The papers report that according to the Department of Education, expulsions for bringing a gun to school dropped by about a third in 1997-98 compared to the year before that. In the coverage, this result is treated as confirmation that despite sensational campus shootings, in fact the risk of school violence is on the decline. But there is hardly any discussion of the idea that it may just mean students are getting better at not getting caught packing. For instance, this possibility is not even mentioned in the NYT piece until the ninth paragraph of a 12-paragraph story.
The WP reports that the nation's largest association of black lawyers has complained about Chief Justice William Rehnquist's singing of "Dixie" at a judicial conference, something he's done more than once. The story was reported in yesterday's USAT, which added an observation based on its own reporting--that in his 28 years on the Court, Rehnquist has never hired a black law clerk.
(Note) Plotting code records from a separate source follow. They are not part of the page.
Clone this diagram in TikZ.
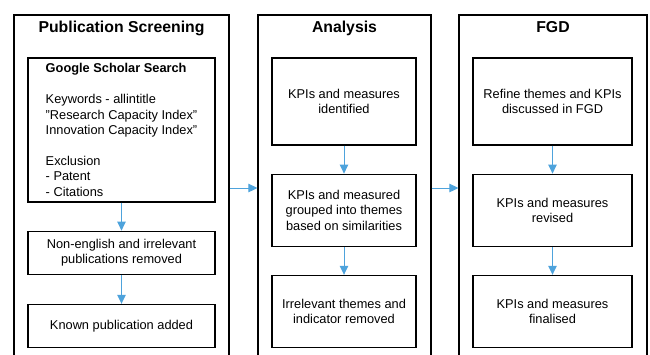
\documentclass[tikz,border=0pt]{standalone}
\usepackage{fontspec}
\setmainfont{Liberation Sans}
\usepackage{tikz}
\usetikzlibrary{positioning,arrows.meta}

\definecolor{flowblue}{HTML}{4EA3DC}

\begin{document}
\begin{tikzpicture}[
    x=1pt, y=-1pt,
    font=\fontsize{12.8}{15.4}\selectfont,
    frame/.style={draw, line width=1.2pt, minimum height=346pt, inner sep=0pt},
    title/.style={font=\fontsize{15.8}{18}\selectfont\bfseries, inner sep=0pt, anchor=base},
    stepbox/.style={draw, line width=1.2pt, align=center, inner sep=2pt},
    flow/.style={-{Triangle[length=9pt,width=8.5pt]}, flowblue, line width=1pt},
  ]
  \clip (0,0) rectangle (650,354);

  % stage frames (run past the bottom edge)
  \node[frame, minimum width=215pt] (ps) at (121.5,188) {};
  \node[frame, minimum width=173pt] (an) at (344.5,188) {};
  \node[frame, minimum width=188pt] (fg) at (553,188) {};

  \node[title] (pst) at (121.5,32.5) {Publication Screening};
  \node[title] (ant) at (344.5,32.5) {Analysis};
  \node[title] (fgt) at (553,32.5) {FGD};

  % publication screening
  \node[stepbox, align=left, minimum width=187pt, minimum height=144pt] (gs) at (121.5,130)
    {\textbf{Google Scholar Search}\\[15.4pt]
     Keywords - allintitle\\
     "Research Capacity Index"\\
     Innovation Capacity Index"\\[15.4pt]
     Exclusion\\
     - Patent\\
     - Citations};
  \node[stepbox, minimum width=187pt, minimum height=43pt, below=28pt of gs] (ne)
    {Non-english and irrelevant\\publications removed};
  \node[stepbox, minimum width=187pt, minimum height=43pt, below=29pt of ne] (kp)
    {Known publication added};

  % analysis
  \node[stepbox, minimum width=144pt, minimum height=87pt] (ki) at (344,101.5)
    {KPIs and measures\\identified};
  \node[stepbox, minimum width=144pt, minimum height=72pt, below=28pt of ki] (kg)
    {KPIs and measured\\grouped into themes\\based on similarities};
  \node[stepbox, minimum width=144pt, minimum height=72pt, below=28pt of kg] (ir)
    {Irrelevant themes and\\indicator removed};

  % fgd
  \node[stepbox, minimum width=159pt, minimum height=87pt] (rf) at (552.5,101.5)
    {Refine themes and KPIs\\discussed in FGD};
  \node[stepbox, minimum width=159pt, minimum height=72pt, below=28pt of rf] (kr)
    {KPIs and measures\\revised};
  \node[stepbox, minimum width=159pt, minimum height=72pt, below=28pt of kr] (kf)
    {KPIs and measures\\finalised};

  \draw[flow] (gs) -- (ne);
  \draw[flow] (ne) -- (kp);
  \draw[flow] (ki) -- (kg);
  \draw[flow] (kg) -- (ir);
  \draw[flow] (rf) -- (kr);
  \draw[flow] (kr) -- (kf);

  \draw[flow] (ps) -- (an);
  \draw[flow] (an) -- (fg);
\end{tikzpicture}
\end{document}
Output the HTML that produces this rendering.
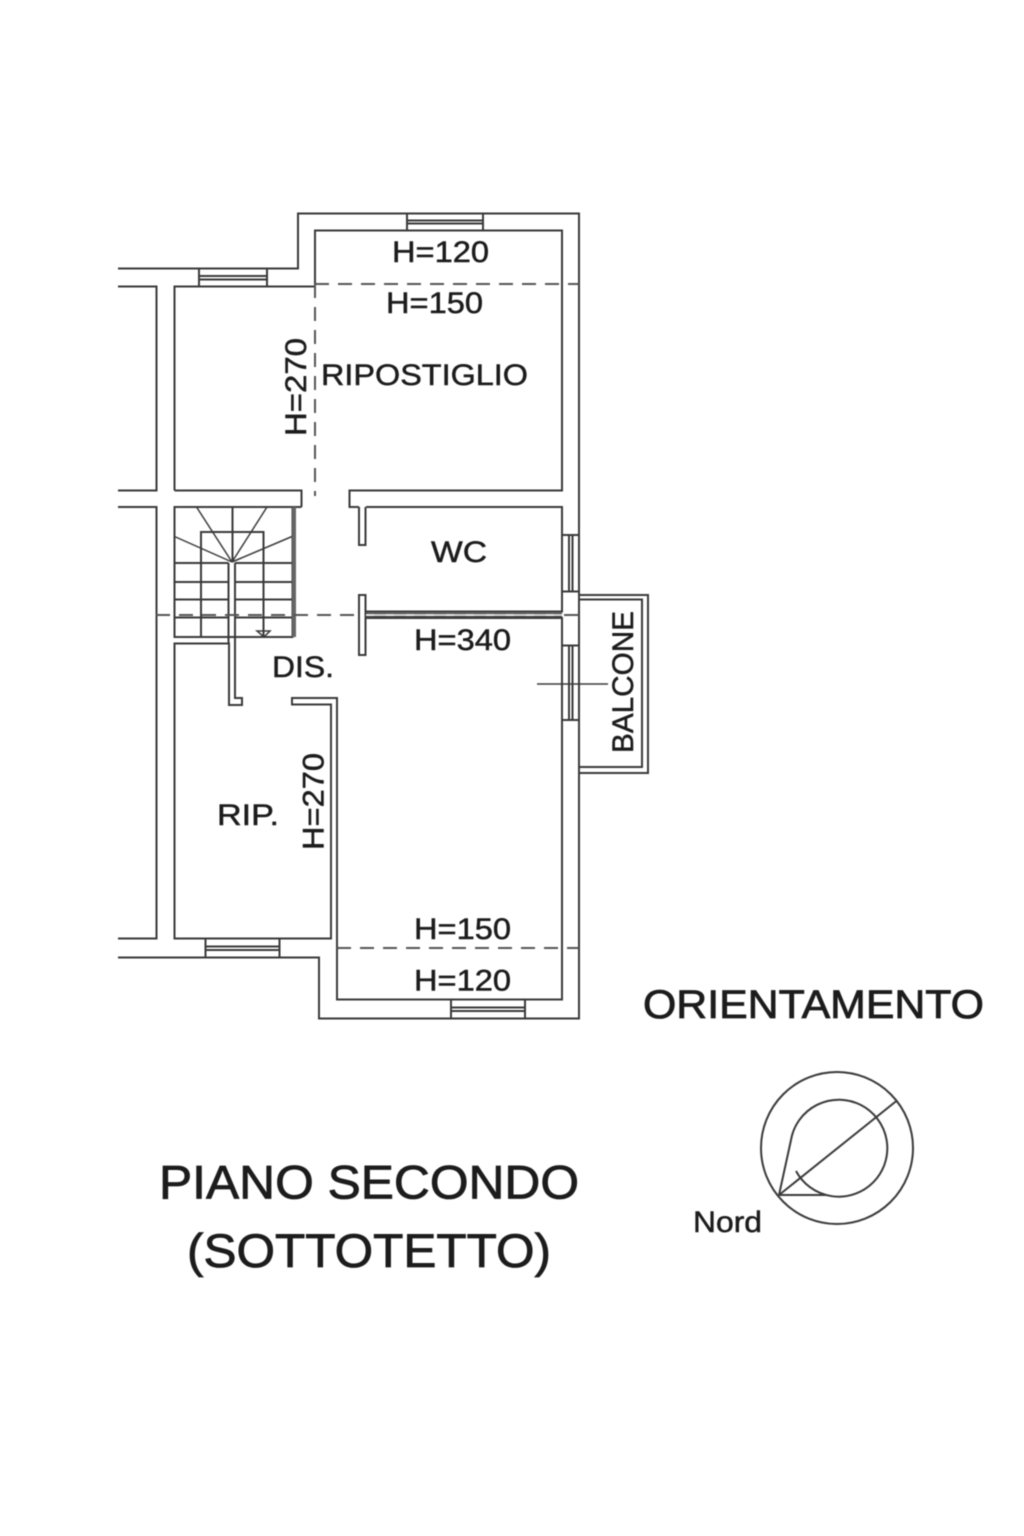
<!DOCTYPE html>
<html>
<head>
<meta charset="utf-8">
<style>
html,body{margin:0;padding:0;background:#fff;width:1024px;height:1536px;overflow:hidden}
svg{display:block;position:absolute;left:0;top:0}
text{font-family:"Liberation Sans",Arial,sans-serif;fill:#1c1c1c;stroke:#1c1c1c;stroke-width:.5}
text.big{stroke-width:.8}
</style>
</head>
<body>
<svg width="1024" height="1536" viewBox="0 0 1024 1536" xmlns="http://www.w3.org/2000/svg">
<rect width="1024" height="1536" fill="#fff"/>
<g style="filter:blur(0.45px)">
<!-- walls -->
<g fill="none" stroke="#3a3a3a" stroke-width="2">
  <!-- outer -->
  <path d="M118 268.500H298V213.500H579V1018.500H319V957.500H118"/>
  <!-- top inner room -->
  <path d="M315 285V230.500H562V490.500H349.500V507H359"/>
  <path d="M366 507H562V611.500H365.500"/>
  <path d="M365.500 618H562V999.500H337V698H292V704.500H331V938.500H174.500V643.500H229V705H242V698H235V563"/>
  <!-- left room top -->
  <path d="M174.500 490.500V286.500H315"/>
  <path d="M118 286.500H156.500V490.500H118"/>
  <path d="M174.500 490.500H301.500V507"/>
  <path d="M118 507H156.500V938.500H118"/>
  <!-- door jambs -->
  <path d="M359 507V545H365.500V507"/>
  <path d="M359 595H365.500V655H359Z"/>
  <!-- stairs -->
  <rect x="174.500" y="507" width="118" height="130"/>
  <path d="M174.500 507H301.500"/>
  <path d="M201 637V532H263.500V637"/>
  <path d="M232.500 507V562"/>
  <path d="M174.500 563H228.500M235 563H292M174.500 582H228.500M235 582H292M174.500 599.500H228.500M235 599.500H292M174.500 617.500H228.500M235 617.500H292"/>
  <path d="M228.500 563V643M235 563V637"/>
  <path d="M232 562L196.500 507M232 562L267 507M232 562L174.500 536.500M232 562L292 536.500" stroke-width="1.500"/>
  <!-- windows -->
  <path d="M407 213.500V230.500M483 213.500V230.500M407 220.500H483M407 223.500H483"/>
  <path d="M199 268.500V286.500M267 268.500V286.500M199 276H267M199 279.500H267"/>
  <path d="M205.500 938.500V957.500M279.500 938.500V957.500M205.500 946.500H279.500M205.500 950H279.500"/>
  <path d="M451 999.500V1018.500M525 999.500V1018.500M451 1007.500H525M451 1011H525"/>
  <path d="M562 535H579M562 591.500H579M569 535V591.500M572.500 535V591.500"/>
  <path d="M562 645.500H579M562 720H579M569 645.500V720M572.500 645.500V720"/>
  <!-- balcony -->
  <path d="M579 595H648V773H579"/>
  <path d="M579 599.500H642V767H579"/>
  <!-- leader -->
  <path d="M537 684H608" stroke-width="1.500"/>
  <!-- stair arrow -->
  <path d="M257 631H270L264 637Z" stroke-width="1.500"/>
</g>
<rect x="292" y="507" width="4" height="130" fill="#666"/>
<!-- dashed -->
<g fill="none" stroke="#555" stroke-width="2" stroke-dasharray="14 9">
  <path d="M315 284H579"/>
  <path d="M315 284V496"/>
  <path d="M337 948H579"/>
  <path d="M156 615H359"/>
</g>
<path d="M366 613.500H562M366 616.500H562" stroke="#444" stroke-width="1.500" fill="none"/>
<path d="M366 615H562" stroke="#fff" stroke-width="1.500" stroke-dasharray="8 12" fill="none"/>
<path d="M564 615H579" stroke="#555" stroke-width="2" fill="none"/>
<!-- text -->
<g font-size="30">
  <text x="392" y="262" textLength="97" lengthAdjust="spacingAndGlyphs">H=120</text>
  <text x="386" y="313" textLength="97" lengthAdjust="spacingAndGlyphs">H=150</text>
  <text x="321" y="385" textLength="207" lengthAdjust="spacingAndGlyphs">RIPOSTIGLIO</text>
  <text transform="translate(306 436) rotate(-90)" textLength="98" lengthAdjust="spacingAndGlyphs">H=270</text>
  <text x="431" y="562" textLength="56" lengthAdjust="spacingAndGlyphs">WC</text>
  <text x="414" y="650" textLength="97" lengthAdjust="spacingAndGlyphs">H=340</text>
  <text x="272" y="677" textLength="62" lengthAdjust="spacingAndGlyphs">DIS.</text>
  <text transform="translate(633 753) rotate(-90)" textLength="142" lengthAdjust="spacingAndGlyphs">BALCONE</text>
  <text x="217" y="825" textLength="62" lengthAdjust="spacingAndGlyphs">RIP.</text>
  <text transform="translate(323.500 850) rotate(-90)" textLength="97" lengthAdjust="spacingAndGlyphs">H=270</text>
  <text x="414" y="939" textLength="97" lengthAdjust="spacingAndGlyphs">H=150</text>
  <text x="414" y="990.500" textLength="97" lengthAdjust="spacingAndGlyphs">H=120</text>
  <text x="693" y="1232" textLength="69" lengthAdjust="spacingAndGlyphs">Nord</text>
</g>
<text class="big" x="643" y="1018" font-size="40" textLength="341" lengthAdjust="spacingAndGlyphs">ORIENTAMENTO</text>
<text class="big" x="159" y="1198.500" font-size="47" textLength="420" lengthAdjust="spacingAndGlyphs">PIANO SECONDO</text>
<text class="big" x="187" y="1267" font-size="47" textLength="364" lengthAdjust="spacingAndGlyphs">(SOTTOTETTO)</text>
<!-- compass -->
<g fill="none" stroke="#3a3a3a" stroke-width="2">
  <circle cx="837" cy="1148" r="76"/>
  <path d="M779 1195L791 1140A48.500 48.500 0 1 1 796 1171"/>
  <path d="M779 1195L897 1100.500"/>
  <path d="M779 1195H827"/>
</g>
</g>
</svg>
</body>
</html>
A Wall Street Journal front-page feature describes the rise of foreign hand-gun manufacturers importing to the U.S. (a topic done well earlier in the summer by the WP) via a look at the Brazilian company Taurus. One quote from a company official speaks volumes. At one point, he says, the firm tried to branch out from guns into motorcycle helmets, but was soon hit with a $100,000 legal judgment paid to the family of a young man who died in an accident while wearing a Taurus model. "Product-liability law for helmets in the U.S.," he says, "is just crazy."
In his WP column, also appearing at the top of the LAT op-ed page, George Will takes out after George W. Bush. Will picks over the interview Bush gave to Talk, seeing it as suggesting that Bush "has a seriousness deficit." In Will's mind, most seriously non-serious seems to be that Bush used the f-word on the record with a reporter.
The NYT and USAT report that the Navy is coming close to resuming its former formal relationship with the Tailhook Association. By way of reassuring that his outfit has really changed, Tailhook's president tells the Times, "We've had color coordination seminars for the wives. ... We're really trying to improve our image a bit."